Recientemente, revisando un artículo de The Economist titulado “The climate needs a politics of the possible”, me pareció interesante lo que planteaba sobre la urgencia de reinsertar la política —con todo su peso, fricciones y su conflicto— en el centro de la acción climática.
Porque es cierto: durante mucho tiempo hemos creído —o hemos querido creer— que bastaba con seguir la ciencia, fijar metas de reducción de emisiones o diseñar paquetes de transición energética para resolver una crisis que, en realidad, es profundamente política. Y sin embargo, lo que enfrentamos no es una falla científica ni una incapacidad tecnológica: es una crisis de voluntad.

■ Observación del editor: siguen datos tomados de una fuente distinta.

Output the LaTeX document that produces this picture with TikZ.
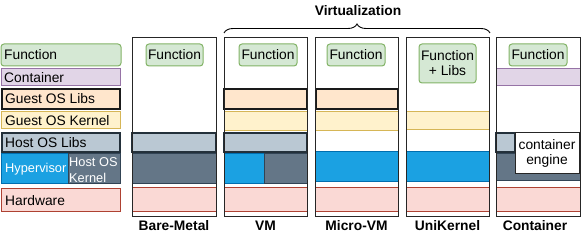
\documentclass[tikz,border=0pt]{standalone}
\usepackage{fontspec}
\setmainfont{Liberation Sans}
\usetikzlibrary{decorations.pathreplacing}
\definecolor{fnF}{HTML}{D5E8D4}\definecolor{fnD}{HTML}{82B366}
\definecolor{ctF}{HTML}{E1D5E7}\definecolor{ctD}{HTML}{9673A6}
\definecolor{glF}{HTML}{FFE6CC}\definecolor{glD}{HTML}{1A1A1A}
\definecolor{gkF}{HTML}{FFF2CC}\definecolor{gkD}{HTML}{D6B656}
\definecolor{hlF}{HTML}{BAC8D3}\definecolor{hlD}{HTML}{23303A}
\definecolor{hvF}{HTML}{1BA1E2}\definecolor{hvD}{HTML}{006EAF}
\definecolor{hkF}{HTML}{647687}\definecolor{hkD}{HTML}{314354}
\definecolor{hwF}{HTML}{FAD9D5}\definecolor{hwD}{HTML}{AE4132}
\tikzset{
  fnbox/.style={fill=fnF,draw=fnD,line width=1pt,rounded corners=3pt},
  ctbox/.style={fill=ctF,draw=ctD,line width=1pt},
  glbox/.style={fill=glF,draw=glD,line width=1.3pt},
  gkbox/.style={fill=gkF,draw=gkD,line width=1pt},
  hlbox/.style={fill=hlF,draw=hlD,line width=1.3pt},
  hvbox/.style={fill=hvF,draw=hvD,line width=1pt},
  hkbox/.style={fill=hkF,draw=hkD,line width=1pt},
  hwbox/.style={fill=hwF,draw=hwD,line width=1pt},
  colbox/.style={draw=black!85,line width=1pt},
  lbl/.style={font=\fontsize{13.8}{15}\selectfont,inner sep=0pt,anchor=west},
  wlbl/.style={font=\fontsize{12.8}{14}\selectfont,inner sep=0pt,anchor=west,text=white},
  clbl/.style={font=\fontsize{13.8}{15}\selectfont,inner sep=0pt,align=center},
  blbl/.style={font=\bfseries\fontsize{13.8}{15}\selectfont,inner sep=0pt},
}
\begin{document}
\begin{tikzpicture}[x=1pt,y=-1pt]
\useasboundingbox (0,0) rectangle (582,248);
% ---------- legend ----------
\path[fnbox] (1,44) rectangle (121,66);
\node[lbl] (lgFn) at (4,55) {Function};
\path[ctbox] (1,69) rectangle (120,86);
\node[lbl] (lgCt) at (4,77.5) {Container};
\path[glbox] (2,89) rectangle (120,109);
\node[lbl] (lgGl) at (5,99) {Guest OS Libs};
\path[gkbox] (1,112) rectangle (120,129);
\node[lbl] (lgGk) at (5,120.5) {Guest OS Kernel};
\path[hlbox] (2,133) rectangle (120,152);
\node[lbl] (lgHl) at (5,142.5) {Host OS Libs};
\path[hvbox] (1,154) rectangle (68,184);
\path[hkbox] (68,154) rectangle (120,184);
\node[wlbl] (lgHv) at (5,169.5) {Hypervisor};
\node[wlbl] (lgHk1) at (69,162) {Host OS};
\node[wlbl] (lgHk2) at (69,177.5) {Kernel};
\path[hwbox] (1,189) rectangle (120,212);
\node[lbl] (lgHw) at (5,200.5) {Hardware};
% ---------- Bare-Metal ----------
\path[hlbox] (132,133) rectangle (216,152);
\path[hkbox] (132,154) rectangle (216,184);
\path[hwbox] (132,188) rectangle (216,212);
\path[fnbox] (146,44) rectangle (203,66);
\node[clbl] (bmFn) at (174.5,55) {Function};
\path[colbox] (132,38) rectangle (216,217);
\node[blbl] (bmL) at (174,226) {Bare-Metal};
% ---------- VM ----------
\path[glbox] (224,89) rectangle (307,109);
\path[gkbox] (224,112) rectangle (307,131);
\path[hlbox] (224,133) rectangle (307,152);
\path[hvbox] (224,154) rectangle (264,184);
\path[hkbox] (264,154) rectangle (307,184);
\path[hwbox] (224,188) rectangle (307,212);
\path[fnbox] (239,44) rectangle (297,66);
\node[clbl] (vmFn) at (268,55) {Function};
\path[colbox] (224,38) rectangle (307,217);
\node[blbl] (vmL) at (265.5,226) {VM};
% ---------- Micro-VM ----------
\path[glbox] (316,89) rectangle (398,109);
\path[gkbox] (315,112) rectangle (398,131);
\path[hvbox] (315,152) rectangle (398,182);
\path[hwbox] (315,188) rectangle (398,212);
\path[fnbox] (327,44) rectangle (385,66);
\node[clbl] (mvFn) at (356,55) {Function};
\path[colbox] (315,38) rectangle (398,217);
\node[blbl] (mvL) at (356.5,226) {Micro-VM};
% ---------- UniKernel ----------
\path[gkbox] (406,112) rectangle (489,130);
\path[hvbox] (406,152) rectangle (489,182);
\path[hwbox] (406,188) rectangle (489,212);
\path[fnbox] (419,44) rectangle (476,83);
\node[clbl] (ukFn) at (447.5,63.5) {Function\\+ Libs};
\path[colbox] (406,38) rectangle (489,217);
\node[blbl] (ukL) at (447.5,226) {UniKernel};
% ---------- Container ----------
\path[ctbox] (496,69) rectangle (580,86);
\path[hlbox] (496,133) rectangle (515,152);
\path[hkbox] (496,154) rectangle (580,181);
\path[fill=white,draw=black!85,line width=1pt] (515,133) rectangle (579,174);
\node[clbl] (ctEng) at (547,153.5) {container\\engine};
\path[hwbox] (496,188) rectangle (580,212);
\path[fnbox] (509,44) rectangle (567,66);
\node[clbl] (ctFn) at (538,55) {Function};
\path[colbox] (496,38) rectangle (580,217);
\node[blbl] (ctL) at (535,226) {Container};
% ---------- brace ----------
\coordinate (brL) at (224,33);
\coordinate (brR) at (490,33);
\draw[line width=0.9pt,decorate,decoration={brace,amplitude=9pt,raise=0pt}] (brL) -- (brR);
\node[blbl] (virt) at (358,11) {Virtualization};
\end{tikzpicture}
\end{document}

Lo que lo confirma no son casos aislados, sino una tendencia global. En EU, la EPA ha renunciado a su facultad para regular los gases de efecto invernadero. En Europa, la guerra en Ucrania ha reordenado prioridades: más gasto militar, menos transición verde. Y en el sur global, las políticas climáticas se perciben como imposiciones externas, ajenas a las necesidades locales.
Lo paradójico es que, en el frente tecnológico, nunca habíamos estado mejor. Las energías limpias son cada vez más accesibles; los avances en almacenamiento, generación y eficiencia auguran un futuro descarbonizado. Pero el cuello de botella no está en los laboratorios, sino en los parlamentos, en los ministerios, en la arena política donde se negocian los costos, se reparten los sacrificios y se define el rumbo.

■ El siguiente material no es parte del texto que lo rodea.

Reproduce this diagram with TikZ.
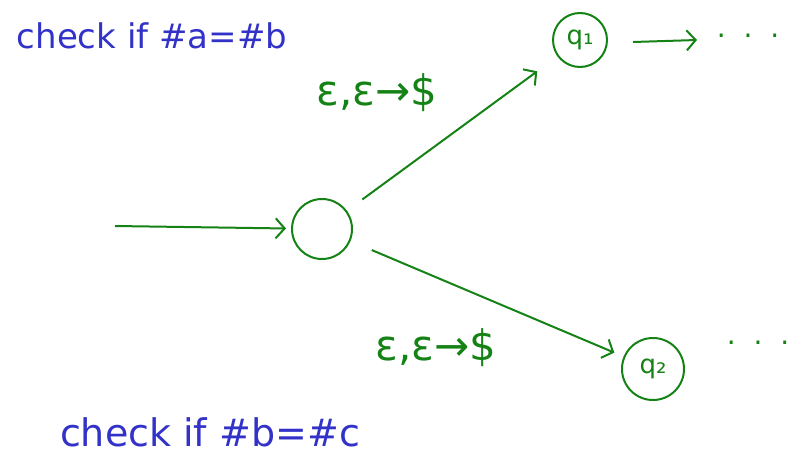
\documentclass[tikz,border=0pt]{standalone}
\usepackage{fontspec}
\setmainfont{DejaVu Sans}
\usetikzlibrary{arrows.meta}
\definecolor{hgreen}{RGB}{20,130,20}
\definecolor{hblue}{RGB}{50,50,200}
\tikzset{
  state/.style={circle,draw=hgreen,line width=2pt,text=hgreen,inner sep=0pt,font=\fontsize{26}{28}\selectfont},
  trans/.style={draw=hgreen,line width=2pt,-{Straight Barb[length=9pt,width=20pt]}},
  lbl/.style={text=hgreen,font=\fontsize{42}{46}\selectfont},
  dots/.style={text=hgreen,font=\fontsize{28}{30}\selectfont,inner sep=1pt}
}
\begin{document}
\begin{tikzpicture}[x=1pt,y=-1pt]
\useasboundingbox (0,0) rectangle (792,463);
\node[state,minimum size=60pt] (s) at (322,229) {};
\node[state,minimum size=54pt] (q1) at (580,40) {q₁};
\node[state,minimum size=62pt] (q2) at (653,369) {q₂};
\coordinate (in) at (115,226);
\coordinate (q1s) at (633,42);
\coordinate (q1out) at (697,40);
\draw[trans,shorten >=5pt] (in) -- (s);
\draw[trans,shorten <=19pt,shorten >=25pt] (s) -- (q1);
\draw[trans,shorten <=23pt,shorten >=10pt] (s) -- (q2);
\draw[trans] (q1s) -- (q1out);
\node[dots] (d1) at (748,36) {.\ \ .\ \ .};
\node[dots] (d2) at (758,343) {.\ \ .\ \ .};
\node[lbl] (l1) at (377,93) {ε,ε→\$};
\node[lbl] (l2) at (436,348) {ε,ε→\$};
\node[text=hblue,font=\fontsize{34}{36}\selectfont] (n1) at (152,36) {check if \#a=\#b};
\node[text=hblue,font=\fontsize{38}{40}\selectfont] (n2) at (210,432) {check if \#b=\#c};
\end{tikzpicture}
\end{document}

Aunque seamos claros: la economía global está estructurada sobre combustibles fósiles que sustentan el desarrollo de miles de millones de personas y, cambiar esto no es una cuestión que se dará de la noche a la mañana. Alcanzar el “net zero” exige acciones incómodas. Implica redistribuir cargas, cambiar hábitos, desmontar privilegios. Y si esos costos no se distribuyen con justicia ni se explican con claridad, el proyecto se vuelve insostenible.
Pero evadir el conflicto no lo resuelve: sólo lo posterga. La transición energética tendrá ganadores y perdedores. El reto no es negarlo, sino diseñar mecanismos justos, eficaces y políticamente sostenibles para gestionarlo; pues a veces, mantener el rumbo exige flexibilidad táctica. No para abandonar las metas climáticas, sino para hacerlas viables en términos políticos.
Por ejemplo, un impuesto al carbono puede ser racional desde el punto de vista económico, pero políticamente inviable e injusto si recae sobre la clase media o afecta a la industria desmedidamente. En esos casos, ajustar los tiempos o amortiguar el impacto no es claudicar, sino preservar la medida. Lo mismo ocurre con los subsidios: aunque distorsionen el mercado, han sido clave para masificar tecnologías limpias. El desafío es saber cuándo retirarlos y cómo sustituirlos.
A veces los grandes cambios no siempre vienen de rupturas radicales, sino de pactos graduales y persistentes, donde lo necesario deje de parecer imposible. Sólo hay que repensar la estrategia. No porque carezca de validez científica, sino porque requiere consenso y voluntad política.